Records provided »
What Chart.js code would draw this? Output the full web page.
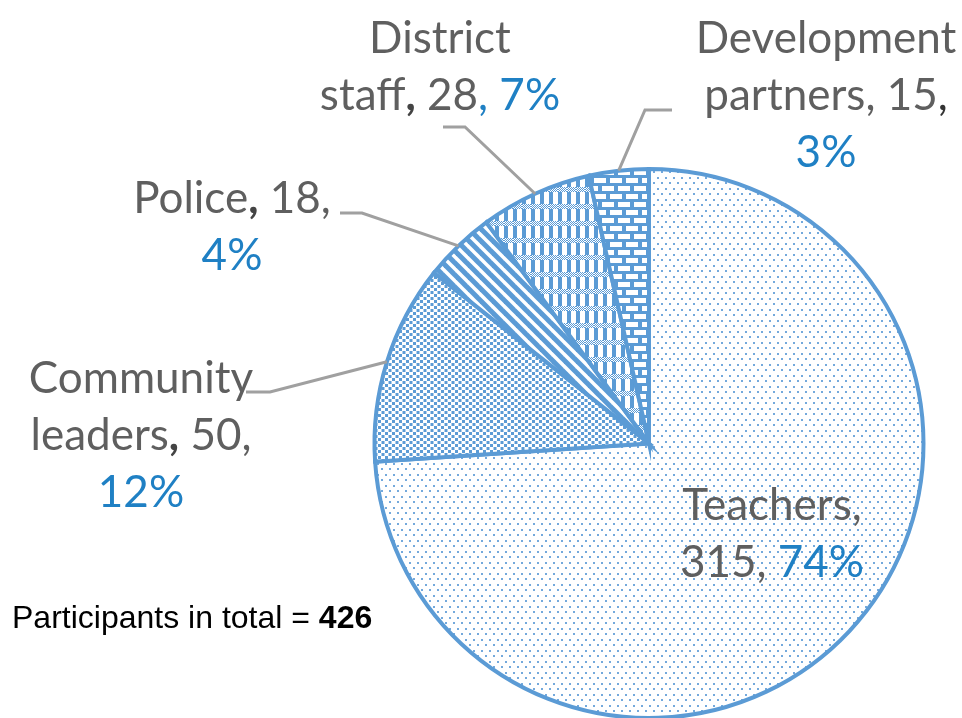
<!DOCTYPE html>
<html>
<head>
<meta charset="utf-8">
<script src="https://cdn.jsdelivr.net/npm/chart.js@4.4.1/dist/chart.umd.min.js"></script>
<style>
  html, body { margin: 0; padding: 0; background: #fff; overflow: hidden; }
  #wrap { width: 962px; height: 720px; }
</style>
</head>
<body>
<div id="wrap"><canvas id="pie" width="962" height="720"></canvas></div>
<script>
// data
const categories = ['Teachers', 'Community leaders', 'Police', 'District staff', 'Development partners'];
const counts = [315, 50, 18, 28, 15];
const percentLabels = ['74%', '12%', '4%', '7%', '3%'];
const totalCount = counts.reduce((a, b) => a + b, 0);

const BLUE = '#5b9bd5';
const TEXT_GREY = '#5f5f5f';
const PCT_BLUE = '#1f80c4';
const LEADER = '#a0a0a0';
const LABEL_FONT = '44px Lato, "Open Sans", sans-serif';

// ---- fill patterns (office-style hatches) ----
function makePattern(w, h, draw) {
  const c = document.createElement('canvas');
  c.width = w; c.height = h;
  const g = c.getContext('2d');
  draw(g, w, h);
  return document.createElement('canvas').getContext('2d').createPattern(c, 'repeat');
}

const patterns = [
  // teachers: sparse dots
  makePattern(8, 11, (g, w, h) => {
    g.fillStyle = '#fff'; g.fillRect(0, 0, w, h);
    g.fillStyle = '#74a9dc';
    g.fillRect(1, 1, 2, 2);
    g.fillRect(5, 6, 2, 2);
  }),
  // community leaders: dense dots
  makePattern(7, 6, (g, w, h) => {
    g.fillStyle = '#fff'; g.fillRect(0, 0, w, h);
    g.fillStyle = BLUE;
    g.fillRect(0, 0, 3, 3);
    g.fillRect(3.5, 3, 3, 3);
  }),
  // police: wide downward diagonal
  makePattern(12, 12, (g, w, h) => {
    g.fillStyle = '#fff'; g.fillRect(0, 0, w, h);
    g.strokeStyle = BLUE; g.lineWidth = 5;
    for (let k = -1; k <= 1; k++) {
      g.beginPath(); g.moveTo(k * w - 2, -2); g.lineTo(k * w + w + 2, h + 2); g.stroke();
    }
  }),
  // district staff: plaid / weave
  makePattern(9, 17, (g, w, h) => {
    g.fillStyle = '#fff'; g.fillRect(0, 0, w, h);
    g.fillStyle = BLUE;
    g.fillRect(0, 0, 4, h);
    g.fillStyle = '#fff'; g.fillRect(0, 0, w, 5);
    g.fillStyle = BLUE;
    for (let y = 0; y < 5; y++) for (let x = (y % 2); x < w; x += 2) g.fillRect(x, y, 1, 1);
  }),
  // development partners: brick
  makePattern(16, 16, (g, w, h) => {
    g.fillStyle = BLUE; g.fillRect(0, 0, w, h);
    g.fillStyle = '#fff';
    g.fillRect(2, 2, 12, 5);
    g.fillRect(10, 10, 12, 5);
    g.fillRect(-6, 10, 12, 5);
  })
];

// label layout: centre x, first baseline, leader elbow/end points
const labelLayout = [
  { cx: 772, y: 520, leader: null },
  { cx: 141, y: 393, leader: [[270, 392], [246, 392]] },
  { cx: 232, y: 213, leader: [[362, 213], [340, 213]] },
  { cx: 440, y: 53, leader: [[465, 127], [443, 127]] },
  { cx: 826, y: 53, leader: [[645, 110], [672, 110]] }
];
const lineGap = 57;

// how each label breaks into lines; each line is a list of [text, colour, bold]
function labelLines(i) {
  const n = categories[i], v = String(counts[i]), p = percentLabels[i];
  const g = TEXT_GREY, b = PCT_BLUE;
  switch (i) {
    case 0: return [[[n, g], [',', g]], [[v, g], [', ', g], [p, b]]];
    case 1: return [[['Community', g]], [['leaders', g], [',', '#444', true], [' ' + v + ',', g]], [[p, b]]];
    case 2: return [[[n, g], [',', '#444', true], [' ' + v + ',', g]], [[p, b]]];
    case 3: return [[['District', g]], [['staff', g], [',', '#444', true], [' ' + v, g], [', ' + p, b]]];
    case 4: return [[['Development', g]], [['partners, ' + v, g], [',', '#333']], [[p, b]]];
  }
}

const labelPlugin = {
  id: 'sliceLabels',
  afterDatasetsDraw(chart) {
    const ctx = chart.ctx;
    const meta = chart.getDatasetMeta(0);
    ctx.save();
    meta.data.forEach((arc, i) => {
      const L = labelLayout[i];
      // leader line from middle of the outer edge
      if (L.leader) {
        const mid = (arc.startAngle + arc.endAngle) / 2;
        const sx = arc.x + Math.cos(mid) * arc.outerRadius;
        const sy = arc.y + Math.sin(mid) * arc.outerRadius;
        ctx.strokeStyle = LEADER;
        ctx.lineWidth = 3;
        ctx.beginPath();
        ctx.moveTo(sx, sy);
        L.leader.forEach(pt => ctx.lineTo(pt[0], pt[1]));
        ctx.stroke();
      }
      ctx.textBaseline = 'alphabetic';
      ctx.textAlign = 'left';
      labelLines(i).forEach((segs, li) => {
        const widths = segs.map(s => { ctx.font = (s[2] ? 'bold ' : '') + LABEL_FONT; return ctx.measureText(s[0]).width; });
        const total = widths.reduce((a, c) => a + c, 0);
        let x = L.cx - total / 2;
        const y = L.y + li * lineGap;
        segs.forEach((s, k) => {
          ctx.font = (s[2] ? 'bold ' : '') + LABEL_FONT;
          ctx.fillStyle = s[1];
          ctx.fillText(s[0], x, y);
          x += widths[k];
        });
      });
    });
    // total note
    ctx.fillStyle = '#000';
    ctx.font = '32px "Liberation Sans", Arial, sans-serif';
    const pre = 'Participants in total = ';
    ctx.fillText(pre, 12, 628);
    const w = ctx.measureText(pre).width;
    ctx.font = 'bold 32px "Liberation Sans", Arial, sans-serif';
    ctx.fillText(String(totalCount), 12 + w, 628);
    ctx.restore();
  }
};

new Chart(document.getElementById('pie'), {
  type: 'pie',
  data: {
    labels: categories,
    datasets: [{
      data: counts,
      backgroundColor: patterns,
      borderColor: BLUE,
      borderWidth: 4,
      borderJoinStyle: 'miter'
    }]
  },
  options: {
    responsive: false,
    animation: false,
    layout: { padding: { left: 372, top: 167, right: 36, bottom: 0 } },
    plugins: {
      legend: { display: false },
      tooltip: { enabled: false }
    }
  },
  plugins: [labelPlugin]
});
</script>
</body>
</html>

--

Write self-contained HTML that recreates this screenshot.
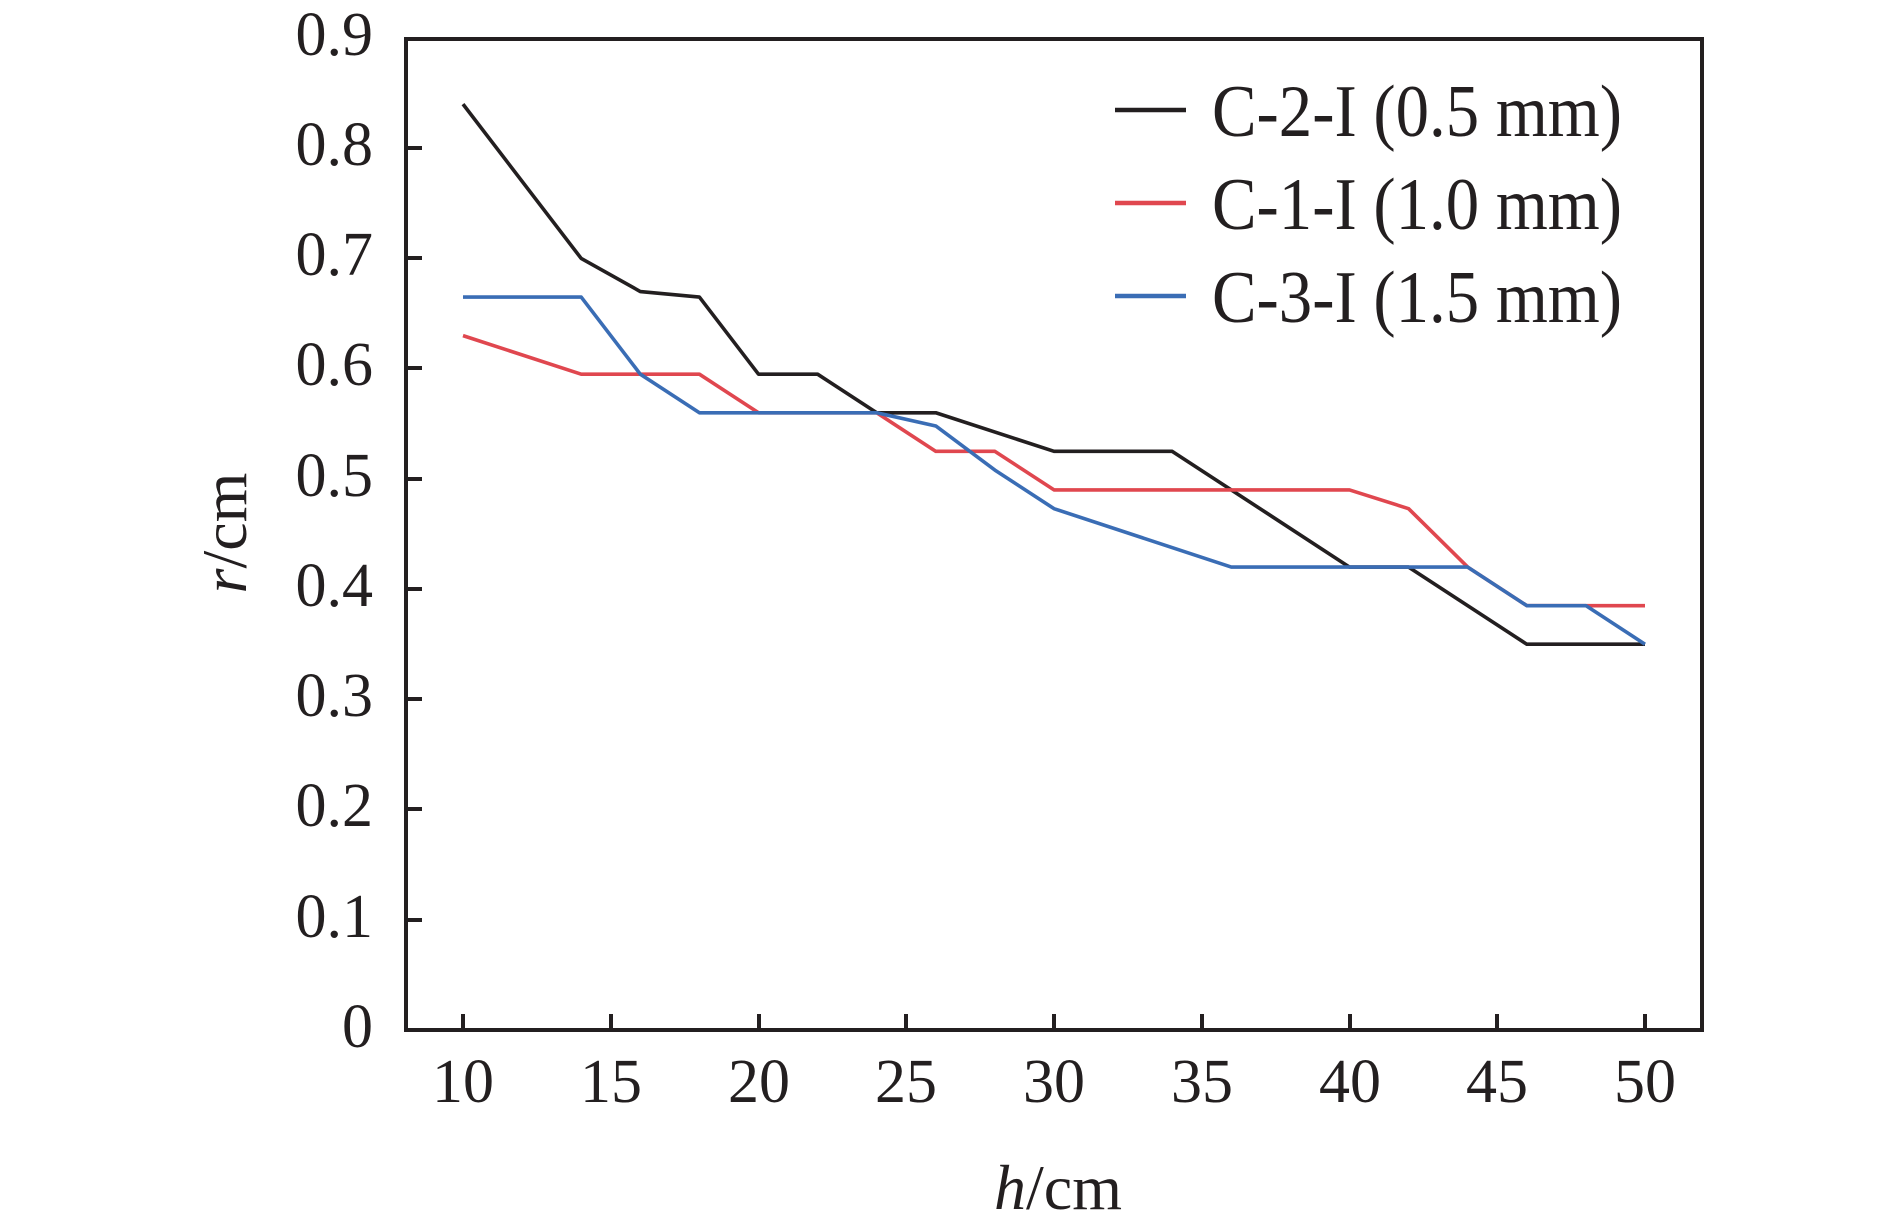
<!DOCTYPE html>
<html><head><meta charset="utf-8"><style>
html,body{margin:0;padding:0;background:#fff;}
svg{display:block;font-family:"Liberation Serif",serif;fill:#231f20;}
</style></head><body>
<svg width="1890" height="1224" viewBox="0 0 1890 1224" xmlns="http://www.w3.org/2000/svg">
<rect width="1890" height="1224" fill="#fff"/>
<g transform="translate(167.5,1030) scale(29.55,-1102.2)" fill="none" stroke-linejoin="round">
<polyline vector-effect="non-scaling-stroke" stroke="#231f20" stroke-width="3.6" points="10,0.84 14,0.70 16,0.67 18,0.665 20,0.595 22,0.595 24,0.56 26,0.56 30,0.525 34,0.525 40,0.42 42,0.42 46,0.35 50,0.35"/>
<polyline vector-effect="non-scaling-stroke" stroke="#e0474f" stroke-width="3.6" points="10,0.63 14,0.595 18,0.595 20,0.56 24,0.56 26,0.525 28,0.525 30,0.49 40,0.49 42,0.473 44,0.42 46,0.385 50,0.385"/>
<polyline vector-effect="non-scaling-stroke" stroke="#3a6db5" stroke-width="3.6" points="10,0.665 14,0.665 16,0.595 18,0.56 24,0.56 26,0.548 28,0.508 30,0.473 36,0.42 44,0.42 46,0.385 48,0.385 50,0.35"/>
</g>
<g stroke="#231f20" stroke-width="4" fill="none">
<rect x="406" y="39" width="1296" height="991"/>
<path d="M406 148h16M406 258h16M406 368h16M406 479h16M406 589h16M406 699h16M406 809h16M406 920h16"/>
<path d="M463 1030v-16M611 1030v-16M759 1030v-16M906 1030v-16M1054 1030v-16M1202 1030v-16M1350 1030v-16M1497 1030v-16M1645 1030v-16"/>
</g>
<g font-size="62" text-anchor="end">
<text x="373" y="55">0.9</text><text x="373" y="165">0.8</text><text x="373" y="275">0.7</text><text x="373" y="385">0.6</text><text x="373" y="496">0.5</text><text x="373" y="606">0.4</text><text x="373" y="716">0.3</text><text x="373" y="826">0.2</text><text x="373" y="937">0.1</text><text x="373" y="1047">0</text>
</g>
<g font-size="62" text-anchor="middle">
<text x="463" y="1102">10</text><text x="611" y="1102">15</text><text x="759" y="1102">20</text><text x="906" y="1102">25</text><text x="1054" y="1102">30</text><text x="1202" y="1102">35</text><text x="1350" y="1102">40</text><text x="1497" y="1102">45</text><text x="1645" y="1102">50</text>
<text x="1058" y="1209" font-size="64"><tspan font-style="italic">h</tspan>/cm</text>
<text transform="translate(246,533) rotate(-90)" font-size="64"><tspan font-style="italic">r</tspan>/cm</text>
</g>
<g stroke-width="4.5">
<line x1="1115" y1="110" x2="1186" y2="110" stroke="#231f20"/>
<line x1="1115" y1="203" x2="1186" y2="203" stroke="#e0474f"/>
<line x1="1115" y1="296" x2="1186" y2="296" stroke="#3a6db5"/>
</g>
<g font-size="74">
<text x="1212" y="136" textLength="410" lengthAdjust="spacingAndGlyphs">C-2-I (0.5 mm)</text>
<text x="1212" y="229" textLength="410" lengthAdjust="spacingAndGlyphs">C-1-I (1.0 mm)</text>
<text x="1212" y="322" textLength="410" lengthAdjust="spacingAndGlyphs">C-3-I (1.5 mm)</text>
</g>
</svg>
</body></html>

--

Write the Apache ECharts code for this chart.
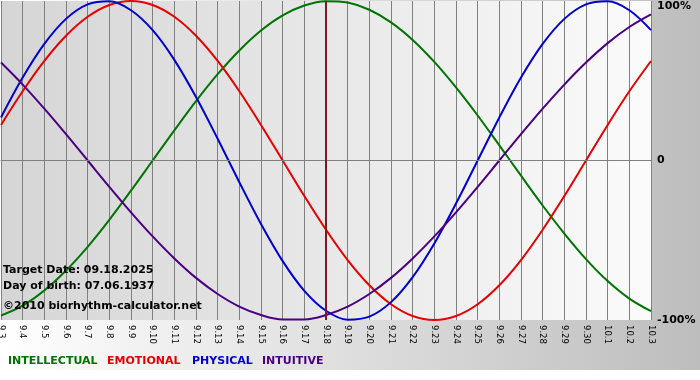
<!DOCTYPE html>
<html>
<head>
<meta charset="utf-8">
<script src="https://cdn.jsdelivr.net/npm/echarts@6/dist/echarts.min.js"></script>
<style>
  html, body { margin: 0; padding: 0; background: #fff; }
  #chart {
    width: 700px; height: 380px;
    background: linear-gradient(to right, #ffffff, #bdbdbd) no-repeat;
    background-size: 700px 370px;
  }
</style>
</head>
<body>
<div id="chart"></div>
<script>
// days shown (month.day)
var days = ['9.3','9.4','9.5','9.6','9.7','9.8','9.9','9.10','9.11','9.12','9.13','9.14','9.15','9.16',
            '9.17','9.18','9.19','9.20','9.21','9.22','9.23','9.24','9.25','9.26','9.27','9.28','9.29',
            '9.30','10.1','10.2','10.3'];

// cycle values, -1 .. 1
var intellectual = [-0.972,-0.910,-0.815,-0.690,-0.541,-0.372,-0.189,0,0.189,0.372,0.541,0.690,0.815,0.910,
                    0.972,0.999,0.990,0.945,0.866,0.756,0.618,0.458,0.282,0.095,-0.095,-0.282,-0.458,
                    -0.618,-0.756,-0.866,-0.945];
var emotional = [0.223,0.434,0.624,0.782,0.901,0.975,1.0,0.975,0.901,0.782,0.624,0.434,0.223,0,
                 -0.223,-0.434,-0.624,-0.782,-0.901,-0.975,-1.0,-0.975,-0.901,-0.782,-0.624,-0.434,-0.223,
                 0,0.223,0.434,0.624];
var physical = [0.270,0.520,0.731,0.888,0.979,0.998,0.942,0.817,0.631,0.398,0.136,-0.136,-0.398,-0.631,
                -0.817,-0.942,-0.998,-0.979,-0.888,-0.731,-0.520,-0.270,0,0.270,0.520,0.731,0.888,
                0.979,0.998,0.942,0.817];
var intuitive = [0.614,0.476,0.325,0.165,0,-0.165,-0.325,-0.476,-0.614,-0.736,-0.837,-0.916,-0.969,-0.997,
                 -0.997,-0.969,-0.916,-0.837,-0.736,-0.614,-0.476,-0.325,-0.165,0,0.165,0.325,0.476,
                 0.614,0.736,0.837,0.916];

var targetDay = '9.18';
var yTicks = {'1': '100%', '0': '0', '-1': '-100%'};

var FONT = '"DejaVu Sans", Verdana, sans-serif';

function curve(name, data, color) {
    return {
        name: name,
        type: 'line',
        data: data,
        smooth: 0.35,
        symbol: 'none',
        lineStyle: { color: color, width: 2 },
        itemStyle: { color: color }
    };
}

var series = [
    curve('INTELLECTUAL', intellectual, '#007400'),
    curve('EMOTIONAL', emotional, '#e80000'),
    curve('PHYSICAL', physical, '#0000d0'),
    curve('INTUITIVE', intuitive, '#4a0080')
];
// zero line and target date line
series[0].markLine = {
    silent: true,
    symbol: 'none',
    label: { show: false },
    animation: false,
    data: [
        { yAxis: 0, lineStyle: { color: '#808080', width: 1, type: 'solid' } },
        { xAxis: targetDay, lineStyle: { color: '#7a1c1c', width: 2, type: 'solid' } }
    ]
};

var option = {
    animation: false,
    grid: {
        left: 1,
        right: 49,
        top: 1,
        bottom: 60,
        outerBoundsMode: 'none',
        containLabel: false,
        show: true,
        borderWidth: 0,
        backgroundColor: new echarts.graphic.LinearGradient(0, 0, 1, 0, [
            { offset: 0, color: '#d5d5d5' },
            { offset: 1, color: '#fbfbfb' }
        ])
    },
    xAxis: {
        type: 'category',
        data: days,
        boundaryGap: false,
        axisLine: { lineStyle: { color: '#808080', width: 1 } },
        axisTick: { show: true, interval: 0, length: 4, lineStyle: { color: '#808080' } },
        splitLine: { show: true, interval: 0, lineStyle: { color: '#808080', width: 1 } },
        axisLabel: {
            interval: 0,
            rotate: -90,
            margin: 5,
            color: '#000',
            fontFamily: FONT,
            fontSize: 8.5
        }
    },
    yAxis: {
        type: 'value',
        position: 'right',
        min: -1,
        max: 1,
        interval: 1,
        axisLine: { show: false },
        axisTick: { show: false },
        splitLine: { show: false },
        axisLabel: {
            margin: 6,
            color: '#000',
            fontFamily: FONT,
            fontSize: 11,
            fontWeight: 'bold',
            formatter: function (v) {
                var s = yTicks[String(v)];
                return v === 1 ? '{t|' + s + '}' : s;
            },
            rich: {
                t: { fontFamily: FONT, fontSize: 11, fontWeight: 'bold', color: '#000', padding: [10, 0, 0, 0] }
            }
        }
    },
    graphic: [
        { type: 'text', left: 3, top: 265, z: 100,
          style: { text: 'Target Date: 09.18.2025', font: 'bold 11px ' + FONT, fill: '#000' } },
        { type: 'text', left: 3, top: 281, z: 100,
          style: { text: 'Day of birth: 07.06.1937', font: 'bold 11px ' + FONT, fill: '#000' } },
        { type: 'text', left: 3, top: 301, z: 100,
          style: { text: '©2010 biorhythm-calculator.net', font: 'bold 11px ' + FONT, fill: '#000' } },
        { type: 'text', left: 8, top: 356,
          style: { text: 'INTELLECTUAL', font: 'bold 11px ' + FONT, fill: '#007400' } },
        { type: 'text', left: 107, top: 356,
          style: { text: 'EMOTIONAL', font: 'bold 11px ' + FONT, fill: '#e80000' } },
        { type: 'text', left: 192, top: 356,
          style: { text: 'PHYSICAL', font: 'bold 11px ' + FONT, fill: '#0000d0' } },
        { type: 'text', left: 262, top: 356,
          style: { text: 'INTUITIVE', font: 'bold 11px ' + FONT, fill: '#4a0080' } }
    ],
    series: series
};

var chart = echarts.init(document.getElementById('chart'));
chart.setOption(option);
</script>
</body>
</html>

Problem statement » Locate all lines in the listing above with the word "this" and copy them.

Exercise answer »
What Chart.js code would draw this? Output the full web page.
Write self-contained HTML that recreates this screenshot.
Write the Apache ECharts code for this chart.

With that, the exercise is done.